Friday, June 19, 2015

The Intersection

At the intersection of race, racism, oppression and belonging. 

This is what I tell my clients, that two of our greatest needs as humans are autonomy and belonging. We need to know that we have agency, and also, that we belong. When we know we belong, and are supported in our autonomy we can feel confident to explore and express who we are. In understanding the context that much of our culture was (and still is) built on oppression, where does this leave the oppressed in fulfilling the need to belong? How can both people of color and women belong in a culture that oppresses them? 

I started dating my ex-husband, who is black, in the late seventies. I was all of maybe 18, when one day my older brother came into my bedroom to talk to me. My brothers never really talked to me; they teased me, but we didn't talk. He brought up the fact that I was dating a black guy, and he was nervous talking about it, he was trying to be protective, and this is what he told me, “If you keep dating him, no white guys will ever date you.” Another brother tried to be humorous about it, "It's ok with me, I hate everybody anyway." 
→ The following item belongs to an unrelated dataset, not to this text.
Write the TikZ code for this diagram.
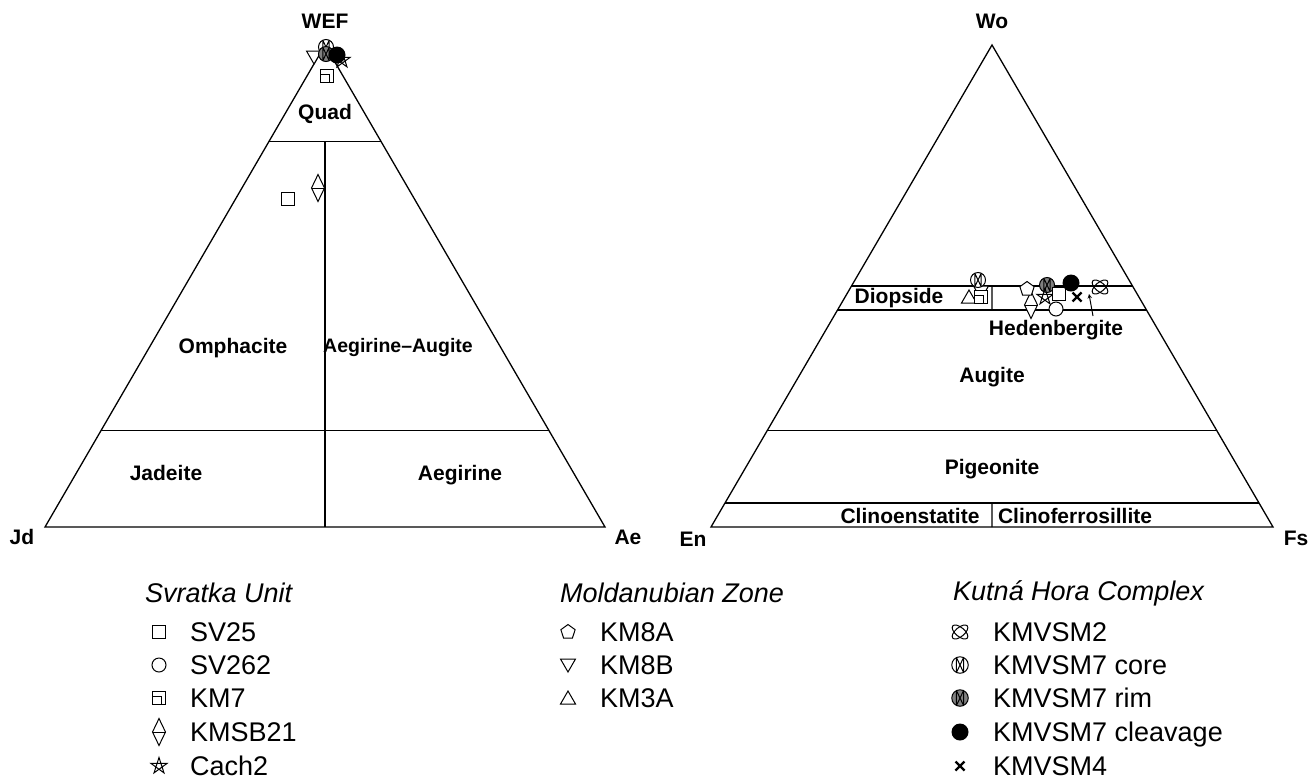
\documentclass[tikz,border=0pt]{standalone}
\usepackage{fontspec}
\setmainfont{Liberation Sans}
\usetikzlibrary{calc}
\begin{document}
\begin{tikzpicture}[x=1pt,y=-1pt,
  frame/.style={line width=1.3pt},
  symln/.style={line width=1pt},
  lab/.style={font=\fontsize{21}{24}\selectfont\bfseries, inner sep=0pt, text height=15pt, text depth=0pt},
  leg/.style={font=\fontsize{27}{30}\selectfont, inner sep=0pt, anchor=west, text height=19.5pt, text depth=0pt},
  head/.style={font=\fontsize{27}{30}\selectfont\itshape, inner sep=0pt, anchor=west},
  pics/sqs/.style={code={\draw[symln,fill=white] (-6.5,-6.5) rectangle (6.5,6.5);}},
  pics/cis/.style={code={\draw[symln,fill=white] (0,0) circle (7);}},
  pics/kms/.style={code={\draw[symln,fill=white] (-6.5,-6.5) rectangle (6.5,6.5);
      \draw[symln] (-6.5,-1.5) -- (2,-1.5) -- (2,6.5);}},
  pics/dms/.style={code={\draw[symln,fill=white] (0,-13.5) -- (6.5,0) -- (0,13.5) -- (-6.5,0) -- cycle;
      \draw[symln] (-6.5,0) -- (6.5,0);}},
  pics/sts/.style={code={\draw[symln] (-90:8.5) -- (54:8.5) -- (198:8.5) -- (-18:8.5) -- (126:8.5) -- cycle;}},
  pics/pts/.style={code={\draw[symln,fill=white] (-90:7.5) -- (-18:7.5) -- (54:7.5) -- (126:7.5) -- (198:7.5) -- cycle;}},
  pics/dts/.style={code={\draw[symln,fill=white] (0,7) -- (-7.5,-6) -- (7.5,-6) -- cycle;}},
  pics/uts/.style={code={\draw[symln,fill=white] (0,-7) -- (-7.5,6) -- (7.5,6) -- cycle;}},
  pics/ats/.style={code={\draw[symln,rotate=40] (0,0) ellipse (9.5 and 4.5);
      \draw[symln,rotate=-40] (0,0) ellipse (9.5 and 4.5);}},
  pics/cor/.style={code={\draw[symln,fill=#1] (0,0) circle (7.5);
      \draw[symln] (-3.2,-6.7) -- (-3.2,6.7) (3.2,-6.7) -- (3.2,6.7) (-3.2,-6.7) -- (3.2,6.7) (-3.2,6.7) -- (3.2,-6.7);}},
  pics/cor/.default=white,
  pics/bls/.style={code={\fill[black] (0,0) circle (8.5);}},
  pics/xs/.style={code={\draw[line width=2.2pt] (-4.5,-4.5) -- (4.5,4.5) (-4.5,4.5) -- (4.5,-4.5);}}
]
\useasboundingbox (0,0) rectangle (1311,780);

% ---------- left triangle ----------
\coordinate (Lt) at (325,45);
\coordinate (Ll) at (45,527);
\coordinate (Lr) at (605,527);
\draw[frame] (Lt) -- (Ll) -- (Lr) -- cycle;
\coordinate (Lq1) at ($(Lt)!0.2!(Ll)$);
\coordinate (Lq2) at ($(Lt)!0.2!(Lr)$);
\coordinate (Lj1) at ($(Lt)!0.8!(Ll)$);
\coordinate (Lj2) at ($(Lt)!0.8!(Lr)$);
\coordinate (Lm1) at ($(Lq1)!0.5!(Lq2)$);
\coordinate (Lm2) at ($(Ll)!0.5!(Lr)$);
\draw[frame] (Lq1) -- (Lq2) (Lj1) -- (Lj2) (Lm1) -- (Lm2);

\node[lab] (wef) at (325,21) {WEF};
\node[lab] (jd) at (22,537) {Jd};
\node[lab] (ae) at (628,537) {Ae};
\node[lab] (quad) at (325,112) {Quad};
\node[lab] (omph) at (233,346) {Omphacite};
\node[lab,font=\fontsize{19.5}{22}\selectfont\bfseries] (aeau) at (398,345) {Aegirine--Augite};
\node[lab] (jade) at (166,473) {Jadeite};
\node[lab] (aegi) at (460,473) {Aegirine};

% left symbols
\pic at (288,199) {sqs};
\pic at (318,188) {dms};
\pic at (314,57) {dts};
\pic at (327,76) {kms};
\pic at (326,47) {cor};
\pic at (326,54) {cor=gray};
\pic at (337,55) {bls};
\pic at (342,60) {sts};

% ---------- right triangle ----------
\coordinate (Rt) at (992,45);
\coordinate (Rl) at (711,527);
\coordinate (Rr) at (1273,527);
\draw[frame] (Rt) -- (Rl) -- (Rr) -- cycle;
\foreach \f/\n in {0.5/a,0.55/b,0.8/c,0.95/d}{
  \coordinate (R\n1) at ($(Rt)!\f!(Rl)$);
  \coordinate (R\n2) at ($(Rt)!\f!(Rr)$);
  \draw[frame] (R\n1) -- (R\n2);
}
\draw[frame] ($(Ra1)!0.5!(Ra2)$) -- ($(Rb1)!0.5!(Rb2)$);
\draw[frame] ($(Rd1)!0.5!(Rd2)$) -- ($(Rl)!0.5!(Rr)$);

\node[lab] (wo) at (992,21) {Wo};
\node[lab] (en) at (693,539) {En};
\node[lab] (fs) at (1296,538) {Fs};
\node[lab] (diop) at (899,296) {Diopside};
\node[lab] (hed) at (1056,328) {Hedenbergite};
\node[lab] (aug) at (992,375) {Augite};
\node[lab] (pig) at (992,467) {Pigeonite};
\node[lab] (cen) at (910,516) {Clinoenstatite};
\node[lab] (cfs) at (1075,516) {Clinoferrosillite};

% right symbols
\pic at (969,297) {uts};
\pic at (981,292) {dts};
\pic at (981,297) {kms};
\pic at (978,280) {cor};
\pic at (1031,305) {dms};
\pic at (1027,289) {pts};
\pic at (1056,309) {cis};
\pic at (1047,285) {cor=gray};
\pic at (1045,297) {sts};
\pic at (1059,294) {sqs};
\pic at (1071,283) {bls};
\pic at (1077,297) {xs};
\pic at (1100,287) {ats};
\coordinate (harr) at (1089,294);
\coordinate (hst) at (1093,316);
\draw[line width=1pt,-stealth] (hst) -- (harr);

% ---------- legend ----------
\node[head] (h1) at (145,593) {Svratka Unit};
\pic at (159,632) {sqs};   \node[leg] (l11) at (190,632) {SV25};
\pic at (159,665) {cis};   \node[leg] (l12) at (190,665) {SV262};
\pic at (159,698) {kms};   \node[leg] (l13) at (190,698) {KM7};
\pic at (159,732) {dms};   \node[leg] (l14) at (190,732) {KMSB21};
\pic at (159,766) {sts};   \node[leg] (l15) at (190,766) {Cach2};

\node[head] (h2) at (560,593) {Moldanubian Zone};
\pic at (568,632) {pts};   \node[leg] (l21) at (600,632) {KM8A};
\pic at (568,665) {dts};   \node[leg] (l22) at (600,665) {KM8B};
\pic at (568,698) {uts};   \node[leg] (l23) at (600,698) {KM3A};

\node[head] (h3) at (953,593) {Kutná Hora Complex};
\pic at (960,632) {ats};   \node[leg] (l31) at (993,632) {KMVSM2};
\pic[scale=1.1] at (960,665) {cor};   \node[leg] (l32) at (993,665) {KMVSM7 core};
\pic[scale=1.1] at (960,698) {cor=gray}; \node[leg] (l33) at (993,698) {KMVSM7 rim};
\pic at (960,732) {bls};   \node[leg] (l34) at (993,732) {KMVSM7 cleavage};
\pic at (960,766) {xs};    \node[leg] (l35) at (993,766) {KMVSM4};
\end{tikzpicture}
\end{document}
I was hurt and angry and confused and not even sure who to talk to about this. If I talked to my girlfriends, they might agree with my brother; if I talked to my boyfriend, I might hurt his feelings. I already knew that to talk to my parents just would make me feel more confused, they were always in their own worlds. I was certain that we were in a modern era, certain that nobody could really still be a crazy bigot. The world loved Jimi Hendrix, didn't they? It was a crazy person who shot MLK, right? I had no idea of patriarchy, or hierarchy, or historical racism, and how could I? They certainly weren't teaching it in school, even if they were teaching noblesse oblige and strained tolerance. 

And so now, we have Rachel Dolezal, and nobody quite seems to know what to make of her, but you know, I kinda get it. She was raised in this space of having adopted siblings into what might quite be a horrible mess of a family. She was raised by white parents who probably knew as little as any other white people what historical racism and micro-aggressions are about. Because so few people understand the significance of attachment theory in adoption, most adoptive parents have no idea of the the obstacles to creating a sense of belonging in children who have been taken from their birth parents. 

So, where does Rachel belong? She’s created a life and a persona that felt as close as right to her as she could get; she’s found that she is stuck in a corner of oppression and non-understanding that comes from being a white woman in America. I think it is notable that in our history, black men got the right to vote before white women. I think it seems unseemly and unthinkable for many white women to admit that they feel oppressed; because, after all, they are white. But oppression is oppression and it doesn’t feel like belonging. I sometimes think that what my ex and I had in common was the unspoken feeling of being oppressed. 

Where do stories of mixed race belong? How do we tell them, and is it safe to tell them? I ask myself this still. White people tell the stories because they have the privilege, their voices demand attention. I've made my life and my peace with crossing color lines; I am a white woman with children who are both black and white. People have ‘accused’ me of having adopted my children, people have asked me what my kids ‘are,’ people have come up to us and started speaking Spanish. People can wonder who and what we are, but I hope that because I have tried to foster both autonomy and belonging in my family, we are people who love and support each other first, and our bloodlines and DNA come second. There is racism and oppression in our American culture, but we can choose to live in places where the dominant culture is not our culture--and how we present to the outside world really doesn't matter. When the culture we live in, is woven of oppression and lies, how do we tell our truth?